YOUR INSTRUCTIONS: Copy from the first line below down to and including the line with "const p53MetaIErr = [1.5,0.5,1.5,5];". Skip the pictures.

— BEGIN DATA EXTRACT —

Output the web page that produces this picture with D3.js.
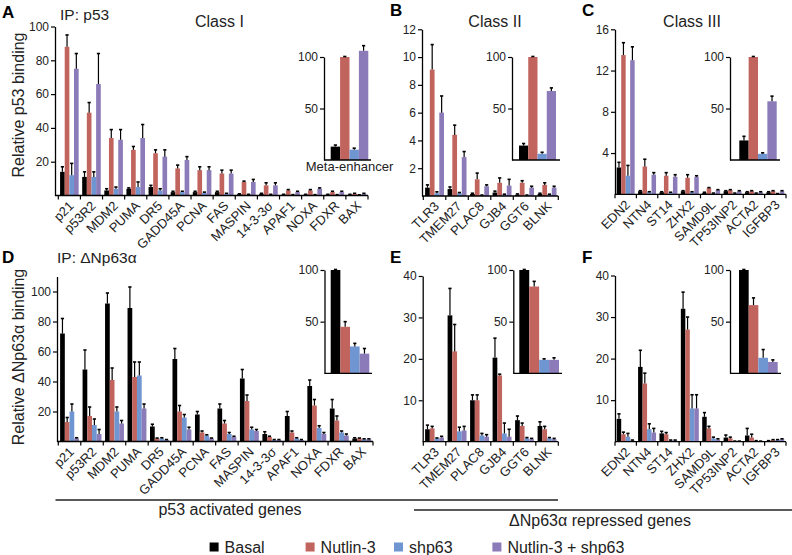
<!DOCTYPE html>
<html><head><meta charset="utf-8">
<script src="https://cdn.jsdelivr.net/npm/d3@7"></script>
<style>
body{margin:0;background:#fff}
svg{font-family:"Liberation Sans",Arial,Helvetica,sans-serif}
</style>
</head><body>
<svg id="chart" width="792" height="555"></svg>
<script>
// ---------------- DATA ----------------
const seriesNames = ["Basal", "Nutlin-3", "shp63", "Nutlin-3 + shp63"];
const seriesColors = ["#000000", "#c1645d", "#7096d2", "#8b7bb8"];

const genesClassI = ["p21","p53R2","MDM2","PUMA","DR5","GADD45A","PCNA","FAS","MASPIN","14-3-3\u03c3","APAF1","NOXA","FDXR","BAX"];
const genesClassII = ["TLR3","TMEM27","PLAC8","GJB4","GGT6","BLNK"];
const genesClassIII = ["EDN2","NTN4","ST14","ZHX2","SAMD9L","TP53INP2","ACTA2","IGFBP3"];
const insetLabel = "Meta-enhancer";

// values per gene: [Basal, Nutlin-3, shp63, Nutlin-3 + shp63]
const p53ClassI = [[14,88,12,75],[11,49,11,66],[3,34,4,33],[4,27,5,34],[5,25,3,23],[2,16,2,21],[2,15,1.5,15],[2,13,1,13],[0.8,8,0.5,8],[1,6,0.5,6],[0.5,3,0.3,2],[0.5,3,0.3,4],[0.5,2,0.3,2],[0.5,1,0.3,1]];
const p53ClassIErr = [[3,7,7,9],[3,6,3,18],[1,5,1,6],[0.5,2,3,8],[1,2,1,4],[0.5,2,0.5,2],[0.5,2,0.5,2],[0.5,2,0.3,2],[0.2,0.5,0.2,1.5],[0.3,1.5,0.2,1.5],[0.2,0.5,0.2,0.5],[0.2,0.5,0.2,0.5],[0.2,0.5,0.2,0.5],[0.2,0.3,0.1,0.3]];
const p53MetaI = [13,100,10,106];
const p53MetaIErr = [1.5,0.5,1.5,5];

const p53ClassII = [[0.6,9.1,0.2,6.0],[0.5,4.4,0.2,2.8],[0.15,1.2,0.05,0.7],[0.25,0.95,0.1,0.75],[0.1,0.95,0.05,0.6],[0.15,0.8,0.1,0.6]];
const p53ClassIIErr = [[0.2,1.8,0.1,1.2],[0.15,0.7,0.05,0.4],[0.05,0.45,0.02,0.1],[0.1,0.35,0.03,0.45],[0.05,0.15,0.02,0.1],[0.05,0.15,0.03,0.1]];
const p53MetaII = [14,100,6,67];
const p53MetaIIErr = [2,0.5,1.5,3];

const p53ClassIII = [[2.6,13.5,1.8,13.0],[0.3,2.7,0.2,1.9],[0.2,1.8,0.15,1.7],[0.3,1.6,0.2,1.7],[0.15,0.6,0.1,0.4],[0.3,0.4,0.1,0.3],[0.2,0.3,0.1,0.2],[0.2,0.3,0.05,0.3]];
const p53ClassIIIErr = [[0.5,1.2,1.0,1.3],[0.05,0.7,0.05,0.2],[0.05,0.3,0.05,0.2],[0.05,0.3,0.05,0.1],[0.05,0.05,0.02,0.05],[0.05,0.05,0.02,0.05],[0.05,0.05,0.02,0.05],[0.05,0.05,0.02,0.05]];
const p53MetaIII = [19,100,6,57];
const p53MetaIIIErr = [4,0.5,1,5];

const np63ClassI = [[72,13,20,2],[48,17,11,5],[92,41,20,12],[89,43,44,22],[10,2,2,1],[55,20,16,8],[18,6,4,2],[22,12,5,3],[42,27,8,7],[5,3,1,1],[17,6,2,1],[37,24,9,5],[22,14,6,4],[2,2,1.5,1.5]];
const np63ClassIErr = [[10,3,5,0.5],[13,6,4,3],[7,8,3,2],[14,10,9,3],[1.5,0.3,0.5,0.3],[7,4,2,1.5],[2,1,0.5,0.3],[3,2,1,0.5],[6,4,1.5,1],[1.5,0.5,0.3,0.3],[3,1,0.5,0.3],[4,4,1.5,1],[6,3,1,1],[0.5,0.3,0.3,0.3]];
const np63MetaI = [100,45,26,19];
const np63MetaIErr = [0.5,5,3,5];

const np63ClassII = [[3,3.2,0.7,1],[30.5,21.8,2.5,2.7],[10,10,1.5,1.2],[20.3,16,2,1.2],[5.2,3.8,0.8,0.6],[3.8,3,0.8,0.6]];
const np63ClassIIErr = [[1,0.5,0.2,0.3],[6.5,6.5,1,1],[1.3,1.3,0.5,0.5],[4.7,0.3,2.5,1.8],[1,0.7,0.2,0.2],[1,0.7,0.2,0.2]];
const np63MetaII = [100,84,13,13];
const np63MetaIIErr = [0.5,5,1,2];

const np63ClassIII = [[5.5,1.8,1.2,0.3],[18,14,3,2.2],[2,1.8,0.3,0.3],[32,27,8,8],[6,3.2,0.8,0.5],[1,0.8,0.1,0.1],[1.5,1,0.2,0.1],[0.2,0.4,0.4,0.6]];
const np63ClassIIIErr = [[1.2,0.5,0.8,0.1],[4,2.5,1.3,1],[0.5,0.4,0.1,0.1],[4,3,3.3,3.3],[1,0.5,0.3,0.2],[0.6,0.3,0.05,0.05],[1.7,0.8,0.05,0.05],[0.05,0.1,0.1,0.1]];
const np63MetaIII = [100,66,15,11];
const np63MetaIIIErr = [0.5,7,8,2];

const ticksA = [20,40,60,80,100];
const ticksB = [2,4,6,8,10,12];
const ticksC = [4,8,12,16];
const ticksD = [20,40,60,80,100];
const ticksEF = [10,20,30,40];
const ticksInset = [50,100];

// ---------------- DRAWING ----------------
const svg = d3.select("#chart");
const TICK_FONT = "12px", CAT_FONT = "13px";

function errorBar(g, cx, yTop, yEnd){
  g.append("line").attr("x1",cx).attr("x2",cx).attr("y1",yTop).attr("y2",yEnd)
    .attr("stroke","#000").attr("stroke-width",1.2);
  g.append("line").attr("x1",cx-1.6).attr("x2",cx+1.6).attr("y1",yEnd).attr("y2",yEnd)
    .attr("stroke","#000").attr("stroke-width",1.6);
}

function yAxis(g, y, axisX, ticks){
  const ax = g.append("g").attr("transform",`translate(${axisX},0)`)
    .call(d3.axisLeft(y).tickValues(ticks).tickSize(4).tickSizeOuter(0).tickPadding(2));
  ax.select(".domain").attr("stroke","#000").attr("stroke-width",1.3);
  ax.selectAll(".tick line").attr("stroke","#000").attr("stroke-width",1.2);
  ax.selectAll(".tick text").attr("font-size",TICK_FONT).attr("fill","#222")
    .attr("font-family","'Liberation Sans',Arial,sans-serif");
}

function mainPanel(p){
  const g = svg.append("g");
  const y = d3.scaleLinear().domain([0,p.yMax]).range([p.y0,p.yTop]);
  const x = d3.scaleBand().domain(p.genes).range([p.x0,p.x1]).paddingInner(0.16).paddingOuter(0.08);
  const xs = d3.scaleBand().domain(d3.range(4)).range([0,x.bandwidth()]);
  p.genes.forEach((gene,gi)=>{
    p.vals[gi].forEach((v,si)=>{
      const bx = x(gene)+xs(si);
      g.append("rect").attr("x",bx).attr("y",y(v)).attr("width",xs.bandwidth())
        .attr("height",p.y0-y(v)).attr("fill",seriesColors[si]);
    });
    p.vals[gi].forEach((v,si)=>{
      const cx = x(gene)+xs(si)+xs.bandwidth()/2;
      errorBar(g, cx, y(v), y(v+p.errs[gi][si]));
    });
  });
  // x axis line and boundary ticks
  g.append("line").attr("x1",p.axisX).attr("x2",p.x1).attr("y1",p.y0).attr("y2",p.y0)
    .attr("stroke","#000").attr("stroke-width",1.3);
  const step = x.step();
  d3.range(p.genes.length+1).forEach(i=>{
    const tx = p.x0 + i*step;
    g.append("line").attr("x1",tx).attr("x2",tx).attr("y1",p.y0).attr("y2",p.y0+4)
      .attr("stroke","#000").attr("stroke-width",1.2);
  });
  // category labels
  p.genes.forEach(gene=>{
    const cx = x(gene)+x.bandwidth()/2;
    g.append("text").attr("transform",`translate(${cx+2},${p.y0+8}) rotate(-45)`)
      .attr("text-anchor","end").attr("dy","0.35em").attr("font-size",CAT_FONT).attr("fill","#222")
      .text(gene);
  });
  yAxis(g, y, p.axisX, p.ticks);
}

function insetPanel(p){
  const g = svg.append("g");
  const y = d3.scaleLinear().domain([0,100]).range([p.y0,p.yTop]);
  const x = d3.scaleBand().domain(d3.range(4)).range([p.bx0,p.bx1]);
  p.vals.forEach((v,si)=>{
    g.append("rect").attr("x",x(si)).attr("y",y(v)).attr("width",x.bandwidth())
      .attr("height",p.y0-y(v)).attr("fill",seriesColors[si]);
  });
  p.vals.forEach((v,si)=>{
    errorBar(g, x(si)+x.bandwidth()/2, y(v), y(v+p.errs[si]));
  });
  g.append("line").attr("x1",p.axisX).attr("x2",p.lineEnd).attr("y1",p.y0).attr("y2",p.y0)
    .attr("stroke","#000").attr("stroke-width",1.3);
  yAxis(g, y, p.axisX, ticksInset);
  if(p.label){
    g.append("text").attr("x",(p.bx0+p.bx1)/2).attr("y",p.y0+11).attr("text-anchor","middle")
      .attr("font-size","13px").attr("fill","#222").text(p.label);
  }
}

// Top row: IP p53
mainPanel({genes:genesClassI, vals:p53ClassI, errs:p53ClassIErr, axisX:55, x0:58.3, x1:368, y0:195.5, yTop:26.5, yMax:100, ticks:ticksA});
insetPanel({vals:p53MetaI, errs:p53MetaIErr, axisX:324, bx0:330.7, bx1:368.3, lineEnd:371, y0:160, yTop:57, label:insetLabel});
mainPanel({genes:genesClassII, vals:p53ClassII, errs:p53ClassIIErr, axisX:422, x0:423.3, x1:558.3, y0:196, yTop:29.3, yMax:12, ticks:ticksB});
insetPanel({vals:p53MetaII, errs:p53MetaIIErr, axisX:512, bx0:519, bx1:556, lineEnd:560, y0:160, yTop:57});
mainPanel({genes:genesClassIII, vals:p53ClassIII, errs:p53ClassIIIErr, axisX:615, x0:615, x1:786, y0:194.3, yTop:29.3, yMax:16, ticks:ticksC});
insetPanel({vals:p53MetaIII, errs:p53MetaIIIErr, axisX:730, bx0:739.3, bx1:776.7, lineEnd:780, y0:160, yTop:57});

// Bottom row: IP dNp63a
mainPanel({genes:genesClassI, vals:np63ClassI, errs:np63ClassIErr, axisX:57, x0:58.3, x1:373, y0:441.5, yTop:276.5, yMax:110, ticks:ticksD});
insetPanel({vals:np63MetaI, errs:np63MetaIErr, axisX:324.5, bx0:330.7, bx1:369.3, lineEnd:372, y0:373.3, yTop:270});
mainPanel({genes:genesClassII, vals:np63ClassII, errs:np63ClassIIErr, axisX:422.7, x0:423.3, x1:558.3, y0:441.7, yTop:276, yMax:40, ticks:ticksEF});
insetPanel({vals:np63MetaII, errs:np63MetaIIErr, axisX:513.3, bx0:519.3, bx1:559, lineEnd:562, y0:373.3, yTop:270});
mainPanel({genes:genesClassIII, vals:np63ClassIII, errs:np63ClassIIIErr, axisX:615, x0:615, x1:786, y0:441.7, yTop:275.5, yMax:40, ticks:ticksEF});
insetPanel({vals:np63MetaIII, errs:np63MetaIIIErr, axisX:730, bx0:739, bx1:777.7, lineEnd:781, y0:373.3, yTop:270});

// Text annotations
function txt(x,y,s,opts={}){
  const t = svg.append("text").attr("x",x).attr("y",y).attr("font-size",opts.size||"15.5px")
    .attr("fill",opts.fill||"#222").attr("text-anchor",opts.anchor||"start").text(s);
  if(opts.bold) t.attr("font-weight","bold").attr("fill","#000");
  return t;
}
txt(2,18,"A",{bold:true,size:"17px"});
txt(390,16,"B",{bold:true,size:"17px"});
txt(582,16,"C",{bold:true,size:"17px"});
txt(2,263,"D",{bold:true,size:"17px"});
txt(390,263,"E",{bold:true,size:"17px"});
txt(582,263,"F",{bold:true,size:"17px"});

txt(60,20,"IP: p53");
txt(57,263,"IP: \u0394Np63\u03b1");
txt(195,27,"Class I",{size:"16px"});
txt(495,27,"Class II",{size:"16px",anchor:"middle"});
txt(692,27,"Class III",{size:"16px",anchor:"middle"});

svg.append("text").attr("transform","translate(24,105) rotate(-90)").attr("text-anchor","middle")
  .attr("font-size","16px").attr("fill","#222").text("Relative p53 binding");
svg.append("text").attr("transform","translate(24,357) rotate(-90)").attr("text-anchor","middle")
  .attr("font-size","16px").attr("fill","#222").text("Relative \u0394Np63\u03b1 binding");

// group brackets
svg.append("line").attr("x1",55.5).attr("x2",558).attr("y1",500).attr("y2",500).attr("stroke","#222").attr("stroke-width",1.3);
txt(230,515,"p53 activated genes",{size:"16px",anchor:"middle"});
svg.append("line").attr("x1",414).attr("x2",792).attr("y1",510).attr("y2",510).attr("stroke","#222").attr("stroke-width",1.3);
txt(600,526,"\u0394Np63\u03b1 repressed genes",{size:"16px",anchor:"middle"});

// legend
const legendX = [209.6, 305.6, 394, 492.4];
seriesNames.forEach((name,i)=>{
  svg.append("rect").attr("x",legendX[i]).attr("y",542.5).attr("width",9).attr("height",9).attr("fill",seriesColors[i]);
  txt(legendX[i]+15,552.5,name,{size:"16px"});
});
</script>
</body></html>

— END DATA EXTRACT —

EXERCISE SOLUTION:
Output the web page that produces this picture with D3.js.
<!DOCTYPE html>
<html><head><meta charset="utf-8">
<script src="https://cdn.jsdelivr.net/npm/d3@7"></script>
<style>
body{margin:0;background:#fff}
svg{font-family:"Liberation Sans",Arial,Helvetica,sans-serif}
</style>
</head><body>
<svg id="chart" width="792" height="555"></svg>
<script>
// ---------------- DATA ----------------
const seriesNames = ["Basal", "Nutlin-3", "shp63", "Nutlin-3 + shp63"];
const seriesColors = ["#000000", "#c1645d", "#7096d2", "#8b7bb8"];

const genesClassI = ["p21","p53R2","MDM2","PUMA","DR5","GADD45A","PCNA","FAS","MASPIN","14-3-3\u03c3","APAF1","NOXA","FDXR","BAX"];
const genesClassII = ["TLR3","TMEM27","PLAC8","GJB4","GGT6","BLNK"];
const genesClassIII = ["EDN2","NTN4","ST14","ZHX2","SAMD9L","TP53INP2","ACTA2","IGFBP3"];
const insetLabel = "Meta-enhancer";

// values per gene: [Basal, Nutlin-3, shp63, Nutlin-3 + shp63]
const p53ClassI = [[14,88,12,75],[11,49,11,66],[3,34,4,33],[4,27,5,34],[5,25,3,23],[2,16,2,21],[2,15,1.5,15],[2,13,1,13],[0.8,8,0.5,8],[1,6,0.5,6],[0.5,3,0.3,2],[0.5,3,0.3,4],[0.5,2,0.3,2],[0.5,1,0.3,1]];
const p53ClassIErr = [[3,7,7,9],[3,6,3,18],[1,5,1,6],[0.5,2,3,8],[1,2,1,4],[0.5,2,0.5,2],[0.5,2,0.5,2],[0.5,2,0.3,2],[0.2,0.5,0.2,1.5],[0.3,1.5,0.2,1.5],[0.2,0.5,0.2,0.5],[0.2,0.5,0.2,0.5],[0.2,0.5,0.2,0.5],[0.2,0.3,0.1,0.3]];
const p53MetaI = [13,100,10,106];
const p53MetaIErr = [1.5,0.5,1.5,5];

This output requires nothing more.